Nearly 70% of GPs have experienced a shortage of the new over-65s flu vaccine, forcing them to turn away vulnerable older patients as a result.
In a Pulse survey of 650 GPs, 68.5% said their practice suffered a shortage of adjuvanted trivalent flu vaccine (aTIV) that has been recommended for patients aged over 65 this year, with only 20% saying they had no trouble securing the vaccine.
Around a quarter of GPs have also suffered a shortage of the quadrivalent vaccine (QIV), recommended for patients in the 18-64 age group.
The GPs surveyed said that it meant they were unable to vaccinate as many elderly patients as they would have liked.

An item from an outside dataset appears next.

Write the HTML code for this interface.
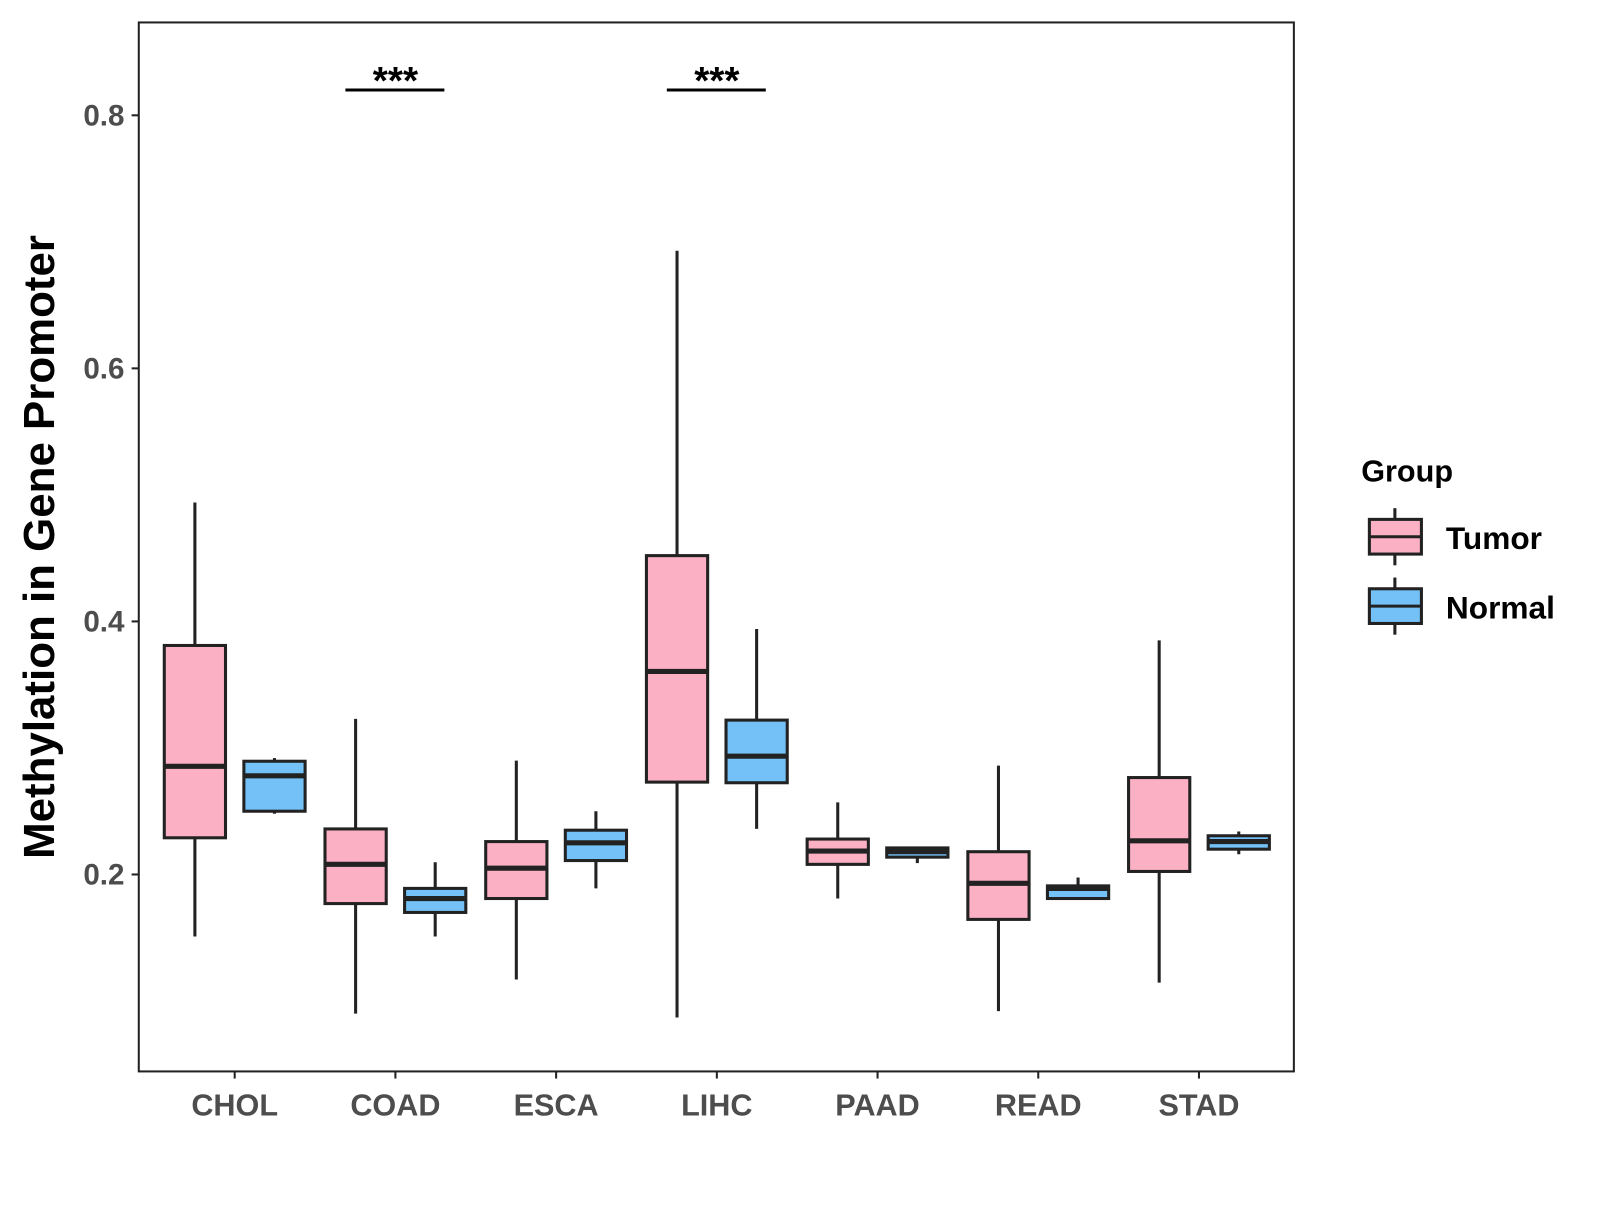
<!DOCTYPE html>
<html><head><meta charset="utf-8"><style>
body{margin:0;background:#fff}
svg text{font-family:"Liberation Sans",sans-serif;font-weight:bold}
</style></head><body>
<svg id="chart" width="1600" height="1200" xmlns="http://www.w3.org/2000/svg">
<rect width="1600" height="1200" fill="#fff"/>
<g transform="scale(1.0204)">
<g id="marks"></g>
<rect x="136" y="22" width="1132" height="1028" fill="none" stroke="#222" stroke-width="2"/>
<text transform="translate(53,536) rotate(-90)" text-anchor="middle" font-size="43" fill="#000">Methylation in Gene Promoter</text>
<g>
<text x="1334" y="472" font-size="30" fill="#000">Group</text>
<line x1="1367" y1="498" x2="1367" y2="554" stroke="#222" stroke-width="3"/>
<rect x="1342" y="509" width="51" height="34" fill="#FBB0C3" stroke="#222" stroke-width="3"/>
<line x1="1342" y1="526" x2="1393" y2="526" stroke="#222" stroke-width="3"/>
<text x="1417" y="538" font-size="31" fill="#000">Tumor</text>
<line x1="1367" y1="566" x2="1367" y2="622" stroke="#222" stroke-width="3"/>
<rect x="1342" y="577" width="51" height="34" fill="#74C1F7" stroke="#222" stroke-width="3"/>
<line x1="1342" y1="594" x2="1393" y2="594" stroke="#222" stroke-width="3"/>
<text x="1417" y="606" font-size="31" fill="#000">Normal</text>
</g>
</g>
</svg>
<script>
const categories=["CHOL","COAD","ESCA","LIHC","PAAD","READ","STAD"];
const tumorStats=[[0.151,0.229,0.2855,0.381,0.494],[0.090,0.177,0.208,0.236,0.323],[0.117,0.181,0.205,0.226,0.290],[0.087,0.273,0.3605,0.452,0.693],[0.181,0.208,0.2185,0.228,0.257],[0.092,0.1645,0.193,0.218,0.286],[0.1145,0.2024,0.2266,0.2766,0.385]];
const normalStats=[[0.248,0.25,0.278,0.2895,0.292],[0.151,0.170,0.181,0.189,0.2097],[0.189,0.211,0.225,0.235,0.250],[0.236,0.2725,0.2935,0.322,0.394],[0.209,0.2137,0.218,0.221,0.222],[0.18,0.181,0.189,0.191,0.1976],[0.216,0.220,0.226,0.2306,0.234]];
const yTicks=[0.2,0.4,0.6,0.8];
const sigPairs=[["COAD","***"],["LIHC","***"]];
const sigLevel=0.82;
const NS="http://www.w3.org/2000/svg";
const y=v=>857-(v-0.2)*1240;
const x=i=>230+i*157.5;
const g=document.getElementById('marks');
function mk(t,a,p){const e=document.createElementNS(NS,t);for(const k in a)e.setAttribute(k,a[k]);(p||g).appendChild(e);return e;}
yTicks.forEach(t=>{
 const l=mk('line',{x1:129,x2:136,y1:y(t),y2:y(t),stroke:'#222','stroke-width':2});
 
 
 const tx=mk('text',{x:122,y:y(t)+10,'text-anchor':'end','font-size':29,fill:'#4d4d4d'});
 
 
 tx.textContent=t.toFixed(1);
});
categories.forEach((c,i)=>{
 const l=mk('line',{x1:x(i),x2:x(i),y1:1050,y2:1057,stroke:'#222','stroke-width':2});
 
 
 const tx=mk('text',{x:x(i),y:1093,'text-anchor':'middle','font-size':30,fill:'#4d4d4d'});
 
 
 tx.textContent=c;
 [[tumorStats[i],-39,'#FBB0C3','tumor'],[normalStats[i],39,'#74C1F7','normal']].forEach(([s,off,col,nm])=>{
  const cx=x(i)+off;
  const bg=mk('g',{});
  
  
  mk('line',{x1:cx,x2:cx,y1:y(s[4]),y2:y(s[0]),stroke:'#222','stroke-width':3},bg);
  mk('rect',{x:cx-30,y:y(s[3]),width:60,height:Math.max(1,y(s[1])-y(s[3])),fill:col,stroke:'#222','stroke-width':3},bg);
  mk('line',{x1:cx-30,x2:cx+30,y1:y(s[2]),y2:y(s[2]),stroke:'#222','stroke-width':5},bg);
 });
});
sigPairs.forEach(([c,lab])=>{
 const i=categories.indexOf(c);
 const l=mk('line',{x1:x(i)-49,x2:x(i)+48,y1:y(sigLevel),y2:y(sigLevel),stroke:'#000','stroke-width':3});
 
 
 const t=mk('text',{x:x(i),y:y(sigLevel)+4,'text-anchor':'middle','font-size':38,fill:'#000'});
 
 
 t.textContent=lab;
});
</script>
</body></html>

Manufacturer Seqirus is only delivering the aTIV vaccine in a phased process, with 40% delivered in September, 20% in October and 40% in November, with GPs warning ahead of the vaccination season that they would run out between batches.
This has resulted in practices having to delay vaccinating patients or refer them to pharmacists due to problems with securing flu vaccine stock.
Practices have been told by NHS England that all flu vaccines will be delivered by 17 November 2018.
But the BMA has called this year’s flu vaccine situation a ‘nightmare for GPs’, and asked NHS England to ensure the issues do not reoccur during the next flu season.
But NHS England has blamed GPs, claiming that practices had ‘more than enough time’ to place their orders.
Dr Melanie Blackman, a GP from Wiltshire said: ‘Failed delivery times – delayed by two weeks, resulting in us having to cancel or move 170+ appointments. We now have no stock of the Fluad and more people to immunise despite ordering 100 more than we have last year for that age group.’
Dr John Hughes, a GP in Worcestershire, said: ‘We book the village hall every year for our flu day. We had to change the date because of vaccine availability. Thankfully the clinic hadn’t been fully booked at that point, so it was straightforward to contact patients. But it had an impact on availability of staff for the flu day who had already made plans. Consequently we were understaffed for our Saturday flu clinic.’
Dr Marie Williams, a GP from Blackpool said: ‘It has been a complete debacle, wasting practice and patient time. To add insult to injury, patients have been complaining that it’s the practice’s fault when clinics appointments have been sent our in good faith and supplies ordered in plenty of time.’
Dr Paul Evans, a GP from Durham said: ‘We have had patients go to the pharmacy due to this delay, losing us a lot of money.’
Dr Richard Vautrey, BMA GP committee chair, said: ‘We know there is understandable frustration among GPs and patients alike because of the disruption caused by the phased delivery of this year’s vaccine recommended for over-65s.
‘Previously, many patients will have been used to receiving their vaccination on demand from their GP or pharmacist, but because of the phased delivery, this has not been possible this year.
‘However, with the next delivery of vaccines expected this month, we have been assured that there are adequate supplies to vaccinate all those who need it and patients should be encouraged to make an appointment to get protected for the winter.
‘As practices begin planning for next year, NHS England must learn lessons from the disruption seen in the past weeks. Adequate notice and guidance to all practices must be given well in advance of the ordering period, to allow both practices and manufacturers to ensure there are no further supply problems for next year. Improving information for the public would also be beneficial.’
An NHS England spokesperson said: ‘This survey of little more than 1% of GPs ignores the fact that this week, 100% of vaccines will have been delivered by the manufacturer to those surgeries and pharmacists who placed an order on time, so the public can be assured that – as the BMA has confirmed – there is sufficient supply of the vaccine in stock for everyone to get protected ahead of winter.’
A Seqirus spokesperson said: ‘By the end of this week we will have completed the third and final phase of the delivery plan agreed with NHS England earlier this year.
‘Our second and third phase deliveries included extra stock that we were able to make available, taking total supply of Fluad [aTIV] across the UK this season to 9.8m doses.’
Both supplier Seqirus and NHS England previously said that there had been a large increase in demand from practices and pharmacies for the vaccines compared with previous years and that it was ‘working as quickly as possible to respond’.
However official data from Public Health England has shown that the number of patients aged over 65 receiving the vaccine has dropped significantly this flu season compared with last year, amidst falling rates of uptake among all at-risk group.